A partir de ces années et jusqu'aux années 80, les échos de la révolution cubaine, les mouvements de libérations du continent sud-américain ou les luttes d'Amérique centrale constituaient autant de trous dans le blue jeans de l'Oncle Sam. D'ailleurs, la CIA, les multinationales comme ITT ou la United Fruit - ancêtre de l'actuel Chiquita qui vend ses "bananes dollars" sur nos marchés - n'hésitaient pas à déstabiliser des gouvernements jugés trop à gauche ou trop indépendants à l'égard de Washington. Parfois c'était l'armée qui s'en chargeait. Ce fut le cas en 1954 au Guatemala avec le renversement de Jacobo Arbenz, le premier président élu démocratiquement dans l'Histoire de ce pays. En 1961 lors du fiasco de la Baie des Cochons lorsque les les Etats-Unis tentèrent sans succès de renverser Fidel Castro, ce qui le fit basculer définitivement dans l’orbite soviétique. En 1973 au Chili avec l’aide apportée à la junte militaire dirigé par Augusto Pinochet qui renversa Salvador Allende ou encore en 1983 avec l’intervention à Grenade pour renverser Maurice Bishop.
Les Etats-Unis formèrent les polices militaires et secrètes qui étaient les bras armés de la répression et de la lutte contre la subversion. Costa-Gavras raconte dans Etat de siège cette coopération sinistre.
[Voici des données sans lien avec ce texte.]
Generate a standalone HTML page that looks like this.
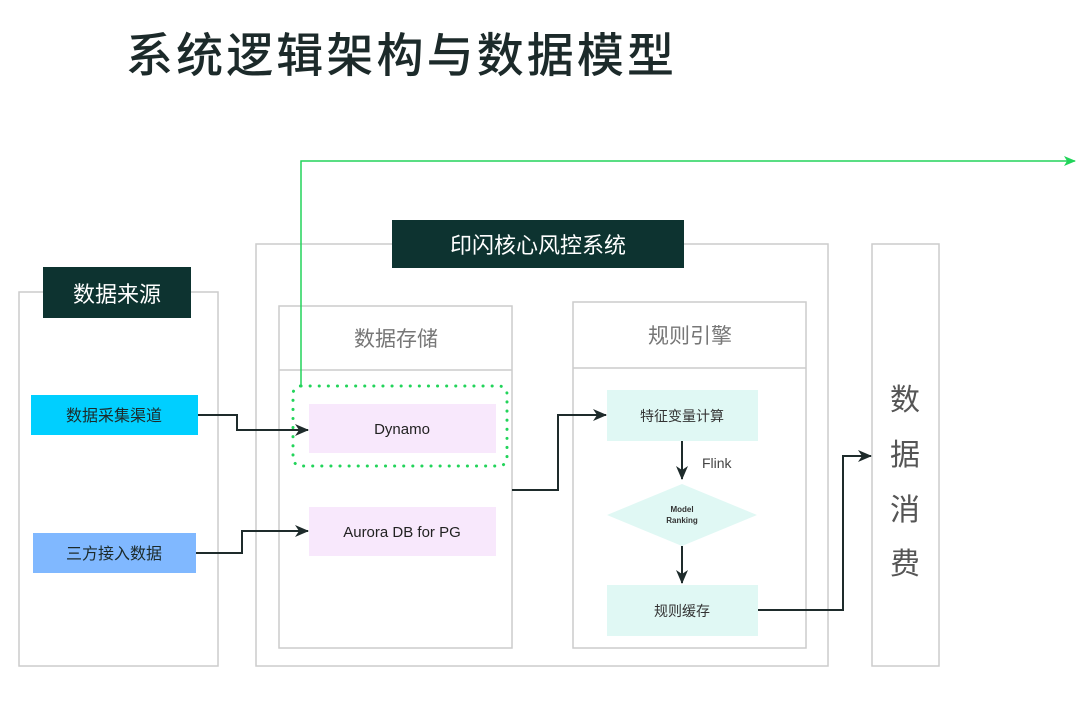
<!DOCTYPE html>
<html><head><meta charset="utf-8"><style>
body{margin:0;width:1080px;height:717px;background:#fff;overflow:hidden;font-family:"Liberation Sans","Noto Sans CJK SC",sans-serif;}
</style></head><body>
<svg width="1080" height="717" xmlns="http://www.w3.org/2000/svg" font-family="Liberation Sans, Noto Sans CJK SC, sans-serif">
<defs>
<marker id="a" markerWidth="14" markerHeight="12" refX="13" refY="6" orient="auto" markerUnits="userSpaceOnUse"><path d="M0,0 L14,6 L0,12 L4,6z" fill="#1e2b2b"/></marker>
<marker id="g" markerWidth="12" markerHeight="10" refX="11" refY="5" orient="auto" markerUnits="userSpaceOnUse"><path d="M0,0 L12,5 L0,10 L3,5z" fill="#22d45a"/></marker>
</defs>
<text x="126" y="72" font-size="47" fill="#1c2a2a" font-weight="500" textLength="548" lengthAdjust="spacing">系统逻辑架构与数据模型</text>
<rect x="19" y="292" width="199" height="374" fill="none" stroke="#ccc" stroke-width="1.5"/>
<rect x="256" y="244" width="572" height="422" fill="none" stroke="#ccc" stroke-width="1.5"/>
<rect x="872" y="244" width="67" height="422" fill="none" stroke="#ccc" stroke-width="1.5"/>
<rect x="279" y="306" width="233" height="342" fill="none" stroke="#ccc" stroke-width="1.5"/>
<line x1="279" y1="370" x2="512" y2="370" stroke="#ccc" stroke-width="1.5"/>
<rect x="573" y="302" width="233" height="346" fill="none" stroke="#ccc" stroke-width="1.5"/>
<line x1="573" y1="368" x2="806" y2="368" stroke="#ccc" stroke-width="1.5"/>
<rect x="43" y="267" width="148" height="51" fill="#0d3330"/>
<text x="117" y="302" font-size="22" fill="#fff" text-anchor="middle">数据来源</text>
<rect x="392" y="220" width="292" height="48" fill="#0d3330"/>
<text x="538" y="253" font-size="22" fill="#fff" text-anchor="middle">印闪核心风控系统</text>
<text x="396" y="346" font-size="21" fill="#777" text-anchor="middle">数据存储</text>
<text x="690" y="343" font-size="21" fill="#777" text-anchor="middle">规则引擎</text>
<g font-size="30" fill="#555" text-anchor="middle"><text x="905" y="410">数</text><text x="905" y="465">据</text><text x="905" y="520">消</text><text x="905" y="530" dy="0"> </text></g>
<text x="905" y="574" font-size="30" fill="#555" text-anchor="middle">费</text>
<rect x="31" y="395" width="167" height="40" fill="#00cfff"/>
<text x="114" y="421" font-size="16" fill="#1c2a2a" text-anchor="middle">数据采集渠道</text>
<rect x="33" y="533" width="163" height="40" fill="#80b8ff"/>
<text x="114" y="559" font-size="16" fill="#1c2a2a" text-anchor="middle">三方接入数据</text>
<rect x="309" y="404" width="187" height="49" fill="#f8e8fc"/>
<text x="402" y="434" font-size="15" fill="#222" text-anchor="middle">Dynamo</text>
<rect x="309" y="507" width="187" height="49" fill="#f8e8fc"/>
<text x="402" y="537" font-size="15" fill="#222" text-anchor="middle">Aurora DB for PG</text>
<rect x="293" y="386" width="214" height="80" rx="8" fill="none" stroke="#22d45a" stroke-width="3" stroke-dasharray="0.1 9" stroke-linecap="round"/>
<rect x="607" y="390" width="151" height="51" fill="#e0f8f4"/>
<text x="682" y="421" font-size="14" fill="#333" text-anchor="middle">特征变量计算</text>
<polygon points="607,515 682,484 757,515 682,546" fill="#e0f8f4"/>
<text x="682" y="512" font-size="8" font-weight="bold" fill="#333" text-anchor="middle">Model</text>
<text x="682" y="523" font-size="8" font-weight="bold" fill="#333" text-anchor="middle">Ranking</text>
<rect x="607" y="585" width="151" height="51" fill="#e0f8f4"/>
<text x="682" y="616" font-size="14" fill="#333" text-anchor="middle">规则缓存</text>
<text x="702" y="468" font-size="14" fill="#444">Flink</text>
<g fill="none" stroke="#1e2b2b" stroke-width="2">
<polyline points="198,415 237,415 237,430 308,430" marker-end="url(#a)"/>
<polyline points="196,553 242,553 242,531 308,531" marker-end="url(#a)"/>
<polyline points="512,490 558,490 558,415 606,415" marker-end="url(#a)"/>
<line x1="682" y1="441" x2="682" y2="479" marker-end="url(#a)"/>
<line x1="682" y1="546" x2="682" y2="583" marker-end="url(#a)"/>
<polyline points="758,610 843,610 843,456 871,456" marker-end="url(#a)"/>
</g>
<polyline points="301,386 301,161 1075,161" fill="none" stroke="#22d45a" stroke-width="1.5" marker-end="url(#g)"/>
</svg>
</body></html>
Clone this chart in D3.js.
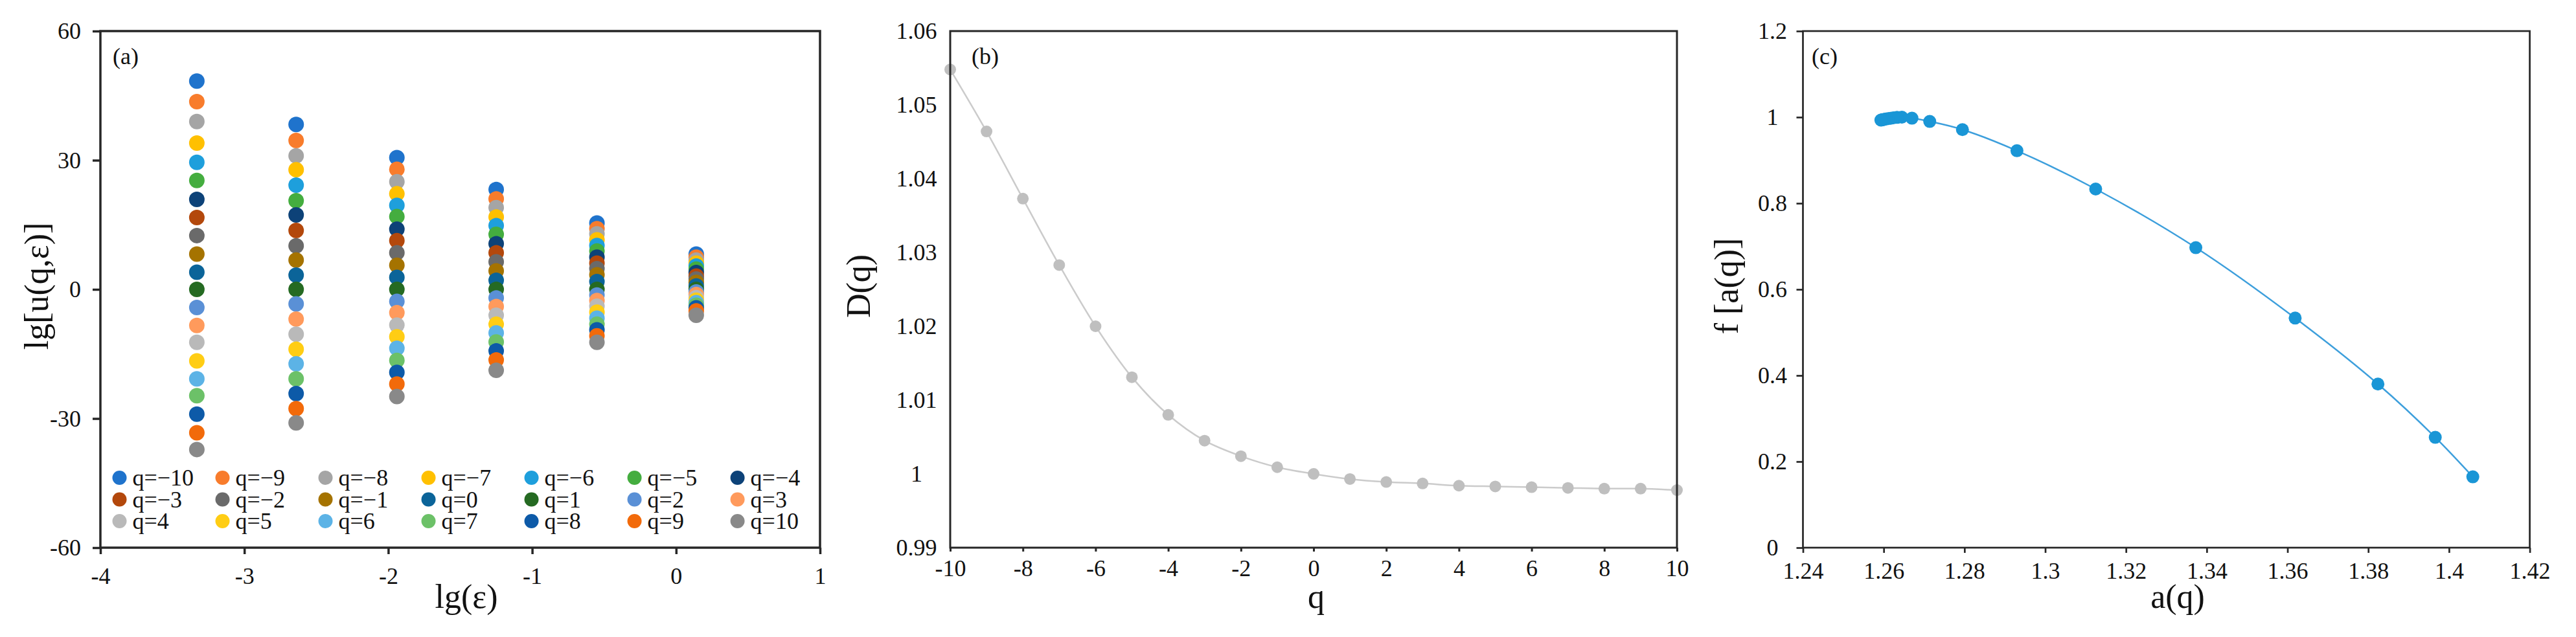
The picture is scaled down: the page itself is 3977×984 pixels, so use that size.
<!DOCTYPE html>
<html>
<head>
<meta charset="utf-8">
<script src="https://cdn.jsdelivr.net/npm/d3@7"></script>
<style>
  html, body { margin: 0; padding: 0; background: #fff; }
  svg { display: block; font-family: "Liberation Serif", "Times New Roman", serif; }
</style>
</head>
<body>
<svg id="chart" width="3977" height="984"></svg>
<script>
// ---- data ----
const qList = [-10, -9, -8, -7, -6, -5, -4, -3, -2, -1, 0, 1, 2, 3, 4, 5, 6, 7, 8, 9, 10];

// panel (a): lg(eps) columns and lg[u(q,eps)] for q = -10..10 in each column
const lgEps = [-3.33, -2.64, -1.94, -1.25, -0.55, 0.14];
const lgMu = [
  [48.4, 43.6, 39.0, 34.0, 29.5, 25.3, 20.9, 16.7, 12.5, 8.2, 4.0, 0, -4.2, -8.4, -12.3, -16.6, -20.8, -24.7, -29.0, -33.3, -37.2],
  [38.3, 34.6, 31.0, 27.8, 24.2, 20.6, 17.3, 13.7, 10.1, 6.8, 3.3, 0, -3.4, -6.9, -10.4, -13.9, -17.3, -20.8, -24.2, -27.7, -31.0],
  [30.6, 27.9, 25.0, 22.2, 19.5, 16.9, 14.0, 11.3, 8.5, 5.6, 2.8, 0, -2.8, -5.4, -8.3, -11.0, -13.7, -16.5, -19.3, -22.0, -24.9],
  [23.2, 21.0, 19.0, 16.8, 14.8, 12.8, 10.6, 8.5, 6.4, 4.3, 2.1, 0, -2.0, -4.0, -6.0, -8.1, -10.1, -12.2, -14.3, -16.4, -18.8],
  [15.4, 14.1, 12.9, 11.5, 10.2, 8.9, 7.5, 6.1, 4.8, 3.4, 1.8, 0, -1.3, -2.6, -3.9, -5.3, -6.7, -8.1, -9.4, -10.8, -12.3],
  [8.2, 7.5, 6.8, 6.1, 5.4, 4.7, 3.9, 3.1, 2.4, 1.6, 0.8, 0, -0.6, -1.2, -1.9, -2.5, -3.1, -3.7, -4.3, -5.0, -6.0]
];
const qColors = [
  "#1f73cc", "#f87c2c", "#a5a5a5", "#ffc000", "#1e9fdc", "#44ad3f", "#0d4278",
  "#b3480c", "#6a6a6a", "#a57300", "#0b6499", "#256a22", "#5a90d6", "#ff9a5c",
  "#b9b9b9", "#ffcd14", "#5cb3e6", "#6cc168", "#0d5aa8", "#f26a0a", "#898989"
];

// panel (b): D(q)
const dq = [1.0548, 1.0464, 1.0373, 1.0283, 1.0200, 1.0131, 1.0080, 1.0045, 1.0024, 1.0009, 1.0000,
            0.9993, 0.9989, 0.9987, 0.9984, 0.9983, 0.9982, 0.9981, 0.9980, 0.9980, 0.9978];

// panel (c): a(q) and f[a(q)]
const alphaQ = [1.4059, 1.3966, 1.3824, 1.3619, 1.3373, 1.3125, 1.2930, 1.2795, 1.2714, 1.2670, 1.2645,
                1.2633, 1.2624, 1.2617, 1.2611, 1.2606, 1.2602, 1.2599, 1.2597, 1.2595, 1.2593];
const fAlpha = [0.1645, 0.2563, 0.3801, 0.5333, 0.6969, 0.8331, 0.9220, 0.9711, 0.9901, 0.9976, 1.0000,
                0.9995, 0.9985, 0.9975, 0.9966, 0.9958, 0.9951, 0.9945, 0.9940, 0.9936, 0.9932];

// ticks
const ticksAx = [-4, -3, -2, -1, 0, 1];
const ticksAy = [-60, -30, 0, 30, 60];
const ticksBx = [-10, -8, -6, -4, -2, 0, 2, 4, 6, 8, 10];
const ticksBy = [0.99, 1, 1.01, 1.02, 1.03, 1.04, 1.05, 1.06];
const ticksCx = [1.24, 1.26, 1.28, 1.3, 1.32, 1.34, 1.36, 1.38, 1.4, 1.42];
const ticksCy = [0, 0.2, 0.4, 0.6, 0.8, 1, 1.2];

// ---- drawing ----
const svg = d3.select("#chart");
const INK = "#262626";
const TOP = 48, BOTTOM = 846;
const fmt = (d) => String(+d.toFixed(2));

svg.append("rect").attr("width", 3977).attr("height", 984).attr("fill", "#fff");

function frame(g, x, y, sw) {
  const [x0, x1] = x.range();
  g.append("rect")
    .attr("x", x0).attr("y", TOP)
    .attr("width", x1 - x0).attr("height", BOTTOM - TOP)
    .attr("fill", "none").attr("stroke", INK).attr("stroke-width", sw);
}

function axes(g, x, y, o) {
  const gx = g.append("g")
    .attr("transform", `translate(0,${BOTTOM})`)
    .call(d3.axisBottom(x).tickValues(o.xt).tickFormat(fmt)
      .tickSize(o.xTick).tickPadding(o.xPad).tickSizeOuter(0));
  const gy = g.append("g")
    .attr("transform", `translate(${x.range()[0]},0)`)
    .call(d3.axisLeft(y).tickValues(o.yt).tickFormat(fmt)
      .tickSize(o.yTick).tickPadding(o.yPad).tickSizeOuter(0));
  [gx, gy].forEach((a) => {
    a.attr("font-family", null).attr("font-size", 36);
    a.select(".domain").remove();
    a.selectAll("line").attr("stroke", INK).attr("stroke-width", o.sw);
    a.selectAll("text").attr("fill", "#111");
  });
  if (o.yAnchor === "middle") {
    gy.selectAll("text").attr("text-anchor", "middle")
      .attr("x", -(o.yTick + o.yPad + o.yHalf));
  }
}

function titles(g, o) {
  g.append("text")
    .attr("x", o.xtX).attr("y", 939)
    .attr("text-anchor", "middle").attr("font-size", 52).attr("fill", "#111")
    .text(o.xTitle);
  g.append("text")
    .attr("transform", `translate(${o.ytX},442) rotate(-90)`)
    .attr("text-anchor", "middle").attr("font-size", 52).attr("fill", "#111")
    .text(o.yTitle);
  g.append("text")
    .attr("x", o.tagX).attr("y", 99)
    .attr("font-size", 36).attr("fill", "#111")
    .text(o.tag);
}

// Panel (a)
const xA = d3.scaleLinear().domain([-4, 1]).range([155, 1266]);
const yA = d3.scaleLinear().domain([-60, 60]).range([BOTTOM, TOP]);
const gA = svg.append("g");

lgEps.forEach((e, c) => {
  gA.append("g").selectAll("circle")
    .data(lgMu[c])
    .join("circle")
    .attr("cx", xA(e))
    .attr("cy", (d) => yA(d))
    .attr("r", 12)
    .attr("fill", (_, i) => qColors[i]);
});

const legX = d3.scaleLinear().domain([0, 6]).range([184.5, 1138.6]);
const legY = d3.scaleLinear().domain([0, 2]).range([738, 805]);
const leg = gA.append("g").selectAll("g")
  .data(qList)
  .join("g")
  .attr("transform", (_, i) => `translate(${legX(i % 7)},${legY(Math.floor(i / 7))})`);
leg.append("circle").attr("r", 11).attr("fill", (_, i) => qColors[i]);
leg.append("text")
  .attr("x", 20).attr("y", 12)
  .attr("font-size", 36).attr("fill", "#111")
  .text((q) => "q=" + (q < 0 ? "\u2212" + -q : q));

frame(gA, xA, yA, 3.5);
axes(gA, xA, yA, { xt: ticksAx, yt: ticksAy, xTick: 10, xPad: 20, yTick: 12, yPad: 18, sw: 3.5 });
titles(gA, { xTitle: "lg(\u03b5)", xtX: 720, yTitle: "lg[u(q,\u03b5)]", ytX: 74, tag: "(a)", tagX: 174 });

// Panel (b)
const xB = d3.scaleLinear().domain([-10, 10]).range([1467, 2589]);
const yB = d3.scaleLinear().domain([0.99, 1.06]).range([BOTTOM, TOP]);
const gB = svg.append("g");

gB.append("path")
  .datum(qList)
  .attr("fill", "none").attr("stroke", "#cbcbcb").attr("stroke-width", 2.5)
  .attr("d", d3.line().x((q) => xB(q)).y((_, i) => yB(dq[i])).curve(d3.curveCatmullRom));
gB.append("g").selectAll("circle")
  .data(qList)
  .join("circle")
  .attr("cx", (q) => xB(q)).attr("cy", (_, i) => yB(dq[i]))
  .attr("r", 9).attr("fill", "#bfbfbf");

frame(gB, xB, yB, 3);
axes(gB, xB, yB, { xt: ticksBx, yt: ticksBy, xTick: 6, xPad: 12, yTick: 0, yPad: 14, sw: 3,
  yAnchor: "middle", yHalf: 38 });
titles(gB, { xTitle: "q", xtX: 2032, yTitle: "D(q)", ytX: 1343, tag: "(b)", tagX: 1500 });

// Panel (c)
const xC = d3.scaleLinear().domain([1.24, 1.42]).range([2783.5, 3905.6]);
const yC = d3.scaleLinear().domain([0, 1.2]).range([BOTTOM, TOP]);
const gC = svg.append("g");

gC.append("path")
  .datum(qList)
  .attr("fill", "none").attr("stroke", "#3d9fdc").attr("stroke-width", 2.5)
  .attr("d", d3.line().x((_, i) => xC(alphaQ[i])).y((_, i) => yC(fAlpha[i])).curve(d3.curveCatmullRom));
gC.append("g").selectAll("circle")
  .data(qList)
  .join("circle")
  .attr("cx", (_, i) => xC(alphaQ[i])).attr("cy", (_, i) => yC(fAlpha[i]))
  .attr("r", 10).attr("fill", "#1a96d6");

frame(gC, xC, yC, 2.7);
axes(gC, xC, yC, { xt: ticksCx, yt: ticksCy, xTick: 8, xPad: 14, yTick: 10, yPad: 10, sw: 2.7,
  yAnchor: "middle", yHalf: 27 });
titles(gC, { xTitle: "a(q)", xtX: 3362, yTitle: "f [a(q)]", ytX: 2683, tag: "(c)", tagX: 2797 });
</script>
</body>
</html>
Mais la France ne fut pas en reste puisque l’école de gendarmerie de Melun a elle-même formé des Tontons macoutes, cette milice sanguinaire du régime duvalieriste.
Bien qu’on ait beaucoup admiré Haïti comme la première nation noire au monde a avoir obtenu son indépendance, c’est surtout la misère et l’instabilité politique qui ont été le lot de ce bout d’île et cela depuis les origines.
J’ai déjà raconté la sinistre histoire des Duvalier dans un billet un peu ancien. Dans mes souvenirs d’enfance, il y a un vague récit relatant qu’au moment du décès ou des obsèques de François Duvalier, les éléments se déchaînèrent, c’est dire combien, même à des milles d’Haïti, certains croyances avaient la peau dure.
Une croyance qui a la peau vraiment dure, c’est celle en la démocratie et dans le développement. Bien sûr qu’il faut réconcilier les Haïtiens et que les funérailles soient nationales ou non, cela n’efface rien des souffrances passées de ce grand peuple. La justice ne meurt pas avec ce dictateur. Le Président Michel Martelly se trouve symboliquement face à un moment historique après le séisme de 2011 : réussir à tourner son pays vers l’avenir. Mais cela, il ne peut le réussir seul.
Si la France a su se montrer si généreuse pour accueillir la famille Duvalier, elle ne doit pas oublier qu’elle a une dette historique à l’égard d’Haïti et un partenariat d’un genre unique pourrait être conclu entre les deux pays au service du développement, de la prospérité et de la paix.